Billy Lemos, Staff Writer

Don’t let the generic title and tracklist of this album fool you, this is some of Kendrick’s finest music. Released as a compilation of incomplete demos and unreleased tracks from the critically acclaimed “To Pimp a Butterfly”, you would expect this album to be a unrefined mess, full of half-baked tracks. Instead, Kendrick has orchestrated a surprisingly polished, varied, and cohesive album that exceeds expectations.

The album begins with “untitled 01”, where  Kendrick creates a detailed vision of a modern Judgment Day over an eerie and unnerving instrumental. The track contains the lyrical flow and imagery we’ve come to expect from Kendrick. On the second track, “untitled 02”, Kendrick brings back the vibe of “good kid, m.A.A.d city”. Kendrick feels disconnected from his past friends and home in Compton. Cardo’s production on this track is crazy, chock-full of  pounding 808’s and haunting hi-hats that intertwine with a disjointed saxophone melody.

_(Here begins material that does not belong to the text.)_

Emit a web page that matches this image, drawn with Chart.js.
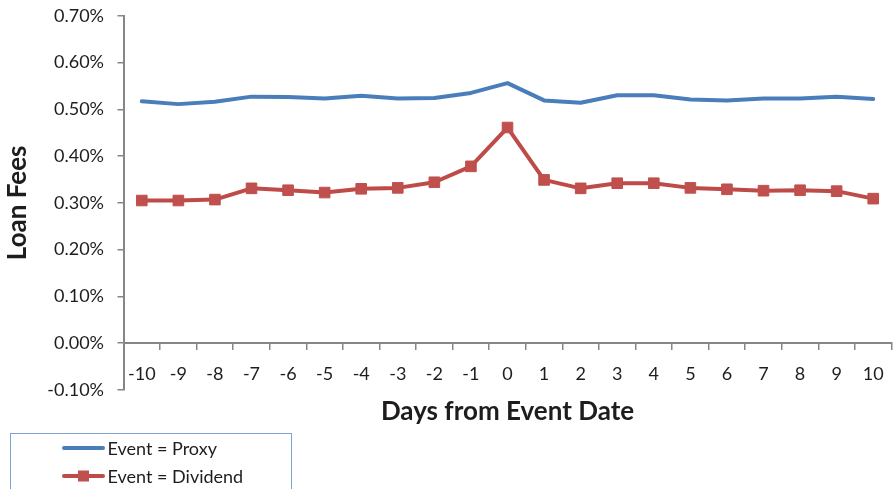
<!DOCTYPE html>
<html>
<head>
<meta charset="utf-8">
<script src="https://cdn.jsdelivr.net/npm/chart.js@4/dist/chart.umd.min.js"></script>
<style>
  html, body { margin: 0; padding: 0; background: #ffffff; overflow: hidden; }
  canvas { display: block; }
</style>
</head>
<body>
<canvas id="feesChart" width="900" height="489"></canvas>
<script>
// Days relative to the event date
const days = ['-10', '-9', '-8', '-7', '-6', '-5', '-4', '-3', '-2', '-1', '0',
              '1', '2', '3', '4', '5', '6', '7', '8', '9', '10'];

// Average loan fees, in percent
const proxyFees = [0.517, 0.511, 0.516, 0.527, 0.526, 0.523, 0.529, 0.523, 0.524, 0.535, 0.556,
                   0.519, 0.514, 0.530, 0.530, 0.521, 0.519, 0.523, 0.523, 0.527, 0.522];
const dividendFees = [0.305, 0.305, 0.307, 0.331, 0.327, 0.322, 0.330, 0.332, 0.344, 0.378, 0.461,
                      0.349, 0.331, 0.342, 0.342, 0.332, 0.329, 0.326, 0.327, 0.325, 0.309];

const seriesNames = ['Event = Proxy', 'Event = Dividend'];

// Value axis range and step, in percent
const feeMin = -0.1;
const feeMax = 0.7;
const feeStep = 0.1;

const textColor = '#1f1c1d';
const axisColor = '#868686';
const fontFamily = 'Lato, "Liberation Sans", sans-serif';

// Boxed legend in the lower-left corner
const boxedLegend = {
  id: 'boxedLegend',
  afterDraw(chart) {
    const ctx = chart.ctx;
    ctx.save();
    ctx.strokeStyle = '#7ea3d2';
    ctx.lineWidth = 1;
    ctx.strokeRect(10.5, 433.5, 281, 80);
    ctx.font = '18px ' + fontFamily;
    ctx.textBaseline = 'middle';
    ctx.textAlign = 'left';
    const rows = [448, 476];
    chart.data.datasets.forEach((ds, i) => {
      const y = rows[i];
      ctx.strokeStyle = ds.borderColor;
      ctx.lineWidth = ds.borderWidth;
      ctx.lineCap = 'round';
      ctx.beginPath();
      ctx.moveTo(64, y);
      ctx.lineTo(103, y);
      ctx.stroke();
      if (ds.pointRadius > 0) {
        const s = 11;
        ctx.fillStyle = ds.pointBackgroundColor;
        ctx.fillRect(83.5 - s / 2, y - s / 2, s, s);
      }
      ctx.fillStyle = textColor;
      ctx.fillText(ds.label, 107.5, y + 1);
    });
    ctx.restore();
  }
};

new Chart(document.getElementById('feesChart'), {
  type: 'line',
  data: {
    labels: days,
    datasets: [
      {
        label: seriesNames[0],
        data: proxyFees,
        borderColor: '#4a7ebb',
        backgroundColor: '#4a7ebb',
        borderWidth: 4,
        pointRadius: 0,
        tension: 0,
        borderCapStyle: 'round',
        borderJoinStyle: 'round'
      },
      {
        label: seriesNames[1],
        data: dividendFees,
        borderColor: '#be4b48',
        backgroundColor: '#be4b48',
        pointBackgroundColor: '#c0504d',
        pointBorderColor: '#c0504d',
        borderWidth: 4,
        pointStyle: 'rect',
        pointRadius: 7.5,
        pointBorderWidth: 1,
        tension: 0,
        borderJoinStyle: 'round'
      }
    ]
  },
  options: {
    responsive: false,
    animation: false,
    devicePixelRatio: 1,
    layout: { padding: { left: 0, top: 15.7, right: 2.65, bottom: 99 } },
    plugins: {
      legend: { display: false },
      tooltip: { enabled: false }
    },
    scales: {
      x: {
        type: 'category',
        position: { y: 0 },
        offset: true,
        afterFit(scale) { scale.height = 84; },
        grid: {
          offset: true,
          drawOnChartArea: false,
          drawTicks: true,
          tickLength: 6,
          color: axisColor,
          lineWidth: 1.5
        },
        border: { display: true, color: axisColor, width: 2 },
        ticks: {
          color: textColor,
          font: { family: fontFamily, size: 18 },
          padding: 14.5,
          maxRotation: 0,
          autoSkip: false
        },
        title: {
          display: true,
          text: 'Days from Event Date',
          color: textColor,
          font: { family: fontFamily, size: 26, weight: 'bold' },
          padding: { top: 0, bottom: 0 }
        }
      },
      y: {
        position: 'left',
        min: feeMin,
        max: feeMax,
        afterFit(scale) {
          scale.width = 123.5;
          scale.paddingTop = 0;
          scale.paddingBottom = 0;
        },
        grid: {
          drawOnChartArea: false,
          drawTicks: true,
          tickLength: 6,
          color: axisColor,
          lineWidth: 1.5
        },
        border: { display: true, color: axisColor, width: 2 },
        ticks: {
          stepSize: feeStep,
          color: textColor,
          font: { family: fontFamily, size: 18 },
          padding: 13.5,
          callback: (v) => (Math.abs(v) < 1e-9 ? 0 : v).toFixed(2) + '%'
        },
        title: {
          display: true,
          text: 'Loan Fees',
          color: textColor,
          font: { family: fontFamily, size: 26, weight: 'bold' },
          padding: { top: 2, bottom: 0 }
        }
      }
    }
  },
  plugins: [boxedLegend]
});
</script>
</body>
</html>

On the track “untitled 03”, Kendrick delivers beautifully crafted verses about racial stereotypes and cultural values over an experimental, jazz influenced instrumental. This is definitely a standout on the album. The next track, “untitled 04”, servers as an interlude, featuring SZA belting a metaphorical chorus as Kendrick whispers advice into her ears. Later, on “untitled 05”, Kendrick discusses the institutionalization of minorities and the social inequalities that living behind bars creates. This track’s hook features Anna Wise singing over an organic and percussive instrumental produced by Nard&B with drums by Sounwave.

This track is followed up by the joyous “untitled 06”, my personal favorite piece on the album. Kendrick expresses his embrace of the imperfections and flaws of those around him. It features a verse from CeeLo Green with a fitting 70’s vibe, both vocally and instrumentally. Next, with “untitled 07”, Kendrick comes back to his early “K. Dot” feel again with a sectioned and well-constructed three part track. It begins with hard, slammed trap drums and a reversed synth. Then, the track’s sound turns to that of the boom-bap era, with natural drums and an easily comprehensible flow. The piece finishes with a live recording from a studio session, showing the the unfinished state of this once-proposed “15 minute song”.

Kendrick closes the album with “untitled 08”, characterizing the financial struggles that many African Americans face and how he has prevailed in spite of them. The track has gentle, soothing chorus vocals and an excellent retro synth backing it.

Overall, “untitled unmastered” is another great entry in the lineup of Kendrick’s records that should not be overlooked.